As of 2026, Videocon Industries has no functioning operational leadership in the traditional sense — it is being administered under the IBC process while the appellate battles continue. Venugopal Dhoot was separately arrested by the CBI in December 2022 in the ICICI Bank–Videocon loan fraud case (the Chanda Kochhar matter) and has been in and out of judicial custody since; he is currently out on bail with the case still pending.
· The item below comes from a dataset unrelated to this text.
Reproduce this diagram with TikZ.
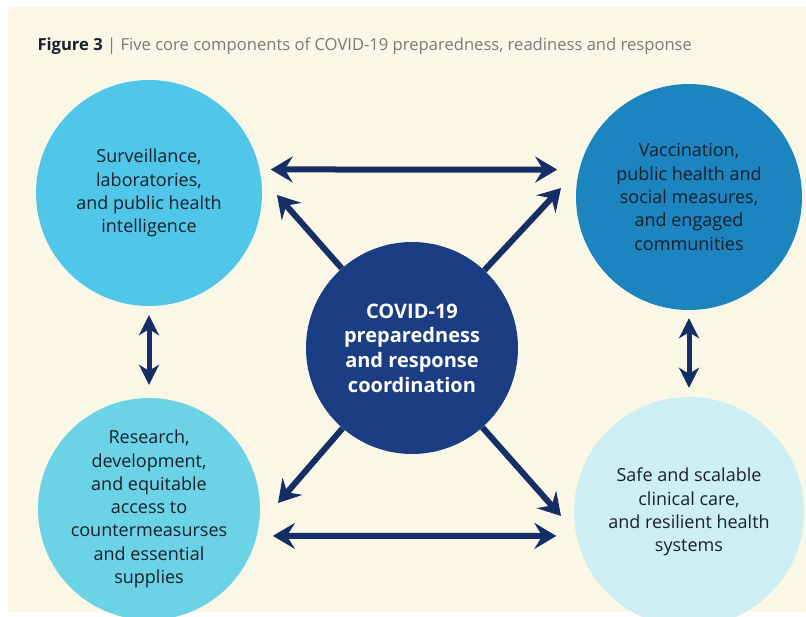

The Dhoot family no longer controls the underlying companies, and the eventual control of the Videocon group will depend on whether the Vedanta resolution survives the appeals or fresh bids are invited.
My Take on Videocon
Videocon’s collapse is the classic story of a family conglomerate that mistook growth for strategy. The consumer electronics business was real, profitable, and trusted by hundreds of millions of Indians. But Venugopal Dhoot kept expanding into sectors — oil, telecom, infrastructure — that required massive capital and had completely different risk profiles. When those bets went wrong simultaneously, the debt pile became unsurvivable. The tragedy is that the Videocon TV brand itself had genuine equity with Indian consumers. That brand value has now been lost in years of insolvency proceedings — a reminder that even the strongest consumer brands can’t survive balance sheet disasters.